-- START Data extract --

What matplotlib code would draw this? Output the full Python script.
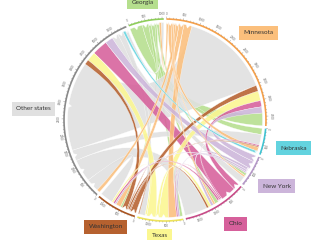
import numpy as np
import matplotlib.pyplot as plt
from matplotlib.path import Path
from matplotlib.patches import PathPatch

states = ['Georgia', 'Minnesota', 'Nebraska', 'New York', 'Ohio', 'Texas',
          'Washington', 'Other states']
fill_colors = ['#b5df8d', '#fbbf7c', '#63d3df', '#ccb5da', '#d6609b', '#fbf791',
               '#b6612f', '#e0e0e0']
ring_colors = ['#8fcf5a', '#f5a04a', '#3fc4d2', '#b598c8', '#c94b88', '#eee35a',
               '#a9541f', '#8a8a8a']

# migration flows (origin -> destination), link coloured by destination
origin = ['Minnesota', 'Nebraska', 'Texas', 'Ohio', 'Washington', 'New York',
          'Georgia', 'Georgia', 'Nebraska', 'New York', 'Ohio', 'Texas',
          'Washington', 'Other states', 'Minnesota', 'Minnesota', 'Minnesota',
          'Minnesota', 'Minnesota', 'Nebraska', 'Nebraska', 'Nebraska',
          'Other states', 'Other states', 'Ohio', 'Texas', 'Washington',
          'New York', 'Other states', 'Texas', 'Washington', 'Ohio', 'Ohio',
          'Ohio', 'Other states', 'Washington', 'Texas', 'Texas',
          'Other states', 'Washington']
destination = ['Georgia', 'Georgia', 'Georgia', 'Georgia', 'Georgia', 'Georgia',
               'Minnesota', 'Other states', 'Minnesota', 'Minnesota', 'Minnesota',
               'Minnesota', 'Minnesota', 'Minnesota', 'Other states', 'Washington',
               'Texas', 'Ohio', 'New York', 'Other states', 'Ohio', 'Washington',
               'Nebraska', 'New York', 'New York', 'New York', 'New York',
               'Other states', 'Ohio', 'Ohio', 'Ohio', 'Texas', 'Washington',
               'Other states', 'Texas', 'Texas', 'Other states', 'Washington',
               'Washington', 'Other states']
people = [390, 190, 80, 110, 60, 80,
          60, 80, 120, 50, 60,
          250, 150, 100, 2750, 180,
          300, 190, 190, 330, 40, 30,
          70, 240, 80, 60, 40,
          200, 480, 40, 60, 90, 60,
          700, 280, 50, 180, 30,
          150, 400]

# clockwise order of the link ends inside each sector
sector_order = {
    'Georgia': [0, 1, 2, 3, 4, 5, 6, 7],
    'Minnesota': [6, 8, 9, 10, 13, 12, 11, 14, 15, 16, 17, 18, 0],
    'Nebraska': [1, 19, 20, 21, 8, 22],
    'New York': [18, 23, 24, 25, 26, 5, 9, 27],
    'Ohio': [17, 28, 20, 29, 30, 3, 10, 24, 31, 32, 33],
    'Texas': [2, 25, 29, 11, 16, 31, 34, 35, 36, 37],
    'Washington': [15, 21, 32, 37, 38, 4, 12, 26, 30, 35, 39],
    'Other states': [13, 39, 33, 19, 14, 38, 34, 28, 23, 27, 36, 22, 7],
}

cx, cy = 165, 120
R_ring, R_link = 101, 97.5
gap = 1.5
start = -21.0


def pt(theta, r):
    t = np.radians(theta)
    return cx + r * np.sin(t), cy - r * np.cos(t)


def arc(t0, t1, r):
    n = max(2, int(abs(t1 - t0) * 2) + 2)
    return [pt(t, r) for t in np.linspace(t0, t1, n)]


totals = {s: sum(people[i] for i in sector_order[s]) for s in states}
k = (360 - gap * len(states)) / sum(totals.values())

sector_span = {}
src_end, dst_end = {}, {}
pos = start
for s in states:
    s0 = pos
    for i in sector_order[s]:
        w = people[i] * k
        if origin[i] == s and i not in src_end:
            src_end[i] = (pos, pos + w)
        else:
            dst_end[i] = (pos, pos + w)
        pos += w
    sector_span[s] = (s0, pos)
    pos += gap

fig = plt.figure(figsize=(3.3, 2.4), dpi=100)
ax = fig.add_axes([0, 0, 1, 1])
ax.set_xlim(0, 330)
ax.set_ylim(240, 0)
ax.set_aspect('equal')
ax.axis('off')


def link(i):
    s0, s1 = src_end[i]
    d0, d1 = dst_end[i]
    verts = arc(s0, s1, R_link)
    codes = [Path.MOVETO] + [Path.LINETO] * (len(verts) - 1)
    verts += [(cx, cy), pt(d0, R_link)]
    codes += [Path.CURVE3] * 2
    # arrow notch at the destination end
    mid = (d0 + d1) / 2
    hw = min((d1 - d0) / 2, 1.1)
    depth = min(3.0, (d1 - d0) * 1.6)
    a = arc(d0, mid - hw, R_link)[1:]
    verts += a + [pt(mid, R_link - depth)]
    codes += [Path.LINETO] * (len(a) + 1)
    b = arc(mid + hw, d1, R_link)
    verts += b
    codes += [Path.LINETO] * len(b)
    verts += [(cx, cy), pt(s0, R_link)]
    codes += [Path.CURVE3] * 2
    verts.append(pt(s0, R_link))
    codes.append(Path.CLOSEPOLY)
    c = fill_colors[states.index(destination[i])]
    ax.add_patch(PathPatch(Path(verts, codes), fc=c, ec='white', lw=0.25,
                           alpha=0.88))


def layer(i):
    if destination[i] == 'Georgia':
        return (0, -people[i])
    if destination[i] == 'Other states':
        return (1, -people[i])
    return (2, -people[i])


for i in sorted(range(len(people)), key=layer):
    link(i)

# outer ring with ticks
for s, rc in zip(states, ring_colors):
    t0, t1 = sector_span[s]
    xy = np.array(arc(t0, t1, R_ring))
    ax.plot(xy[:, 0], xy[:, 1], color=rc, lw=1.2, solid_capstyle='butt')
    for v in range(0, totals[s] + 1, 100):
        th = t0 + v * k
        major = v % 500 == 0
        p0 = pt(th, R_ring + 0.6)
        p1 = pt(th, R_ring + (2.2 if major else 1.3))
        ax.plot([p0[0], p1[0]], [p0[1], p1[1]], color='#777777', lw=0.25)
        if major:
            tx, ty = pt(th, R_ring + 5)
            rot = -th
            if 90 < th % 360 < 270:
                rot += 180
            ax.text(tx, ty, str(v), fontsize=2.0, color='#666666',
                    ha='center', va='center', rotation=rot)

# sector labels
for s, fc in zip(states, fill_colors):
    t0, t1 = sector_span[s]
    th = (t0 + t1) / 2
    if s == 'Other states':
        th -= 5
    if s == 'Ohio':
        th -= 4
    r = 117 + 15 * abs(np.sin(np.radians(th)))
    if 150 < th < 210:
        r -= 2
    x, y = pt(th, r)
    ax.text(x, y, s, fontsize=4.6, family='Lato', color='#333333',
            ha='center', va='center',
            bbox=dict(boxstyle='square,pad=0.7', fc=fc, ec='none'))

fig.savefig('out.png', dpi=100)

-- END Data extract --

Exercise prompt ::
Using the data above, write out every line exactly, leaving the images behind.

Solution ::
What matplotlib code would draw this? Output the full Python script.
import numpy as np
import matplotlib.pyplot as plt
from matplotlib.path import Path
from matplotlib.patches import PathPatch

states = ['Georgia', 'Minnesota', 'Nebraska', 'New York', 'Ohio', 'Texas',
          'Washington', 'Other states']
fill_colors = ['#b5df8d', '#fbbf7c', '#63d3df', '#ccb5da', '#d6609b', '#fbf791',
               '#b6612f', '#e0e0e0']
ring_colors = ['#8fcf5a', '#f5a04a', '#3fc4d2', '#b598c8', '#c94b88', '#eee35a',
               '#a9541f', '#8a8a8a']

# migration flows (origin -> destination), link coloured by destination
origin = ['Minnesota', 'Nebraska', 'Texas', 'Ohio', 'Washington', 'New York',
          'Georgia', 'Georgia', 'Nebraska', 'New York', 'Ohio', 'Texas',
          'Washington', 'Other states', 'Minnesota', 'Minnesota', 'Minnesota',
          'Minnesota', 'Minnesota', 'Nebraska', 'Nebraska', 'Nebraska',
          'Other states', 'Other states', 'Ohio', 'Texas', 'Washington',
          'New York', 'Other states', 'Texas', 'Washington', 'Ohio', 'Ohio',
          'Ohio', 'Other states', 'Washington', 'Texas', 'Texas',
          'Other states', 'Washington']
destination = ['Georgia', 'Georgia', 'Georgia', 'Georgia', 'Georgia', 'Georgia',
               'Minnesota', 'Other states', 'Minnesota', 'Minnesota', 'Minnesota',
               'Minnesota', 'Minnesota', 'Minnesota', 'Other states', 'Washington',
               'Texas', 'Ohio', 'New York', 'Other states', 'Ohio', 'Washington',
               'Nebraska', 'New York', 'New York', 'New York', 'New York',
               'Other states', 'Ohio', 'Ohio', 'Ohio', 'Texas', 'Washington',
               'Other states', 'Texas', 'Texas', 'Other states', 'Washington',
               'Washington', 'Other states']
people = [390, 190, 80, 110, 60, 80,
          60, 80, 120, 50, 60,
          250, 150, 100, 2750, 180,
          300, 190, 190, 330, 40, 30,
          70, 240, 80, 60, 40,
          200, 480, 40, 60, 90, 60,
          700, 280, 50, 180, 30,
          150, 400]

# clockwise order of the link ends inside each sector
sector_order = {
    'Georgia': [0, 1, 2, 3, 4, 5, 6, 7],
    'Minnesota': [6, 8, 9, 10, 13, 12, 11, 14, 15, 16, 17, 18, 0],
    'Nebraska': [1, 19, 20, 21, 8, 22],
    'New York': [18, 23, 24, 25, 26, 5, 9, 27],
    'Ohio': [17, 28, 20, 29, 30, 3, 10, 24, 31, 32, 33],
    'Texas': [2, 25, 29, 11, 16, 31, 34, 35, 36, 37],
    'Washington': [15, 21, 32, 37, 38, 4, 12, 26, 30, 35, 39],
    'Other states': [13, 39, 33, 19, 14, 38, 34, 28, 23, 27, 36, 22, 7],
}

cx, cy = 165, 120
R_ring, R_link = 101, 97.5
gap = 1.5
start = -21.0


def pt(theta, r):
    t = np.radians(theta)
    return cx + r * np.sin(t), cy - r * np.cos(t)


def arc(t0, t1, r):
    n = max(2, int(abs(t1 - t0) * 2) + 2)
    return [pt(t, r) for t in np.linspace(t0, t1, n)]


totals = {s: sum(people[i] for i in sector_order[s]) for s in states}
k = (360 - gap * len(states)) / sum(totals.values())

sector_span = {}
src_end, dst_end = {}, {}
pos = start
for s in states:
    s0 = pos
    for i in sector_order[s]:
        w = people[i] * k
        if origin[i] == s and i not in src_end:
            src_end[i] = (pos, pos + w)
        else:
            dst_end[i] = (pos, pos + w)
        pos += w
    sector_span[s] = (s0, pos)
    pos += gap

fig = plt.figure(figsize=(3.3, 2.4), dpi=100)
ax = fig.add_axes([0, 0, 1, 1])
ax.set_xlim(0, 330)
ax.set_ylim(240, 0)
ax.set_aspect('equal')
ax.axis('off')


def link(i):
    s0, s1 = src_end[i]
    d0, d1 = dst_end[i]
    verts = arc(s0, s1, R_link)
    codes = [Path.MOVETO] + [Path.LINETO] * (len(verts) - 1)
    verts += [(cx, cy), pt(d0, R_link)]
    codes += [Path.CURVE3] * 2
    # arrow notch at the destination end
    mid = (d0 + d1) / 2
    hw = min((d1 - d0) / 2, 1.1)
    depth = min(3.0, (d1 - d0) * 1.6)
    a = arc(d0, mid - hw, R_link)[1:]
    verts += a + [pt(mid, R_link - depth)]
    codes += [Path.LINETO] * (len(a) + 1)
    b = arc(mid + hw, d1, R_link)
    verts += b
    codes += [Path.LINETO] * len(b)
    verts += [(cx, cy), pt(s0, R_link)]
    codes += [Path.CURVE3] * 2
    verts.append(pt(s0, R_link))
    codes.append(Path.CLOSEPOLY)
    c = fill_colors[states.index(destination[i])]
    ax.add_patch(PathPatch(Path(verts, codes), fc=c, ec='white', lw=0.25,
                           alpha=0.88))


def layer(i):
    if destination[i] == 'Georgia':
        return (0, -people[i])
    if destination[i] == 'Other states':
        return (1, -people[i])
    return (2, -people[i])


for i in sorted(range(len(people)), key=layer):
    link(i)

# outer ring with ticks
for s, rc in zip(states, ring_colors):
    t0, t1 = sector_span[s]
    xy = np.array(arc(t0, t1, R_ring))
    ax.plot(xy[:, 0], xy[:, 1], color=rc, lw=1.2, solid_capstyle='butt')
    for v in range(0, totals[s] + 1, 100):
        th = t0 + v * k
        major = v % 500 == 0
        p0 = pt(th, R_ring + 0.6)
        p1 = pt(th, R_ring + (2.2 if major else 1.3))
        ax.plot([p0[0], p1[0]], [p0[1], p1[1]], color='#777777', lw=0.25)
        if major:
            tx, ty = pt(th, R_ring + 5)
            rot = -th
            if 90 < th % 360 < 270:
                rot += 180
            ax.text(tx, ty, str(v), fontsize=2.0, color='#666666',
                    ha='center', va='center', rotation=rot)

# sector labels
for s, fc in zip(states, fill_colors):
    t0, t1 = sector_span[s]
    th = (t0 + t1) / 2
    if s == 'Other states':
        th -= 5
    if s == 'Ohio':
        th -= 4
    r = 117 + 15 * abs(np.sin(np.radians(th)))
    if 150 < th < 210:
        r -= 2
    x, y = pt(th, r)
    ax.text(x, y, s, fontsize=4.6, family='Lato', color='#333333',
            ha='center', va='center',
            bbox=dict(boxstyle='square,pad=0.7', fc=fc, ec='none'))

fig.savefig('out.png', dpi=100)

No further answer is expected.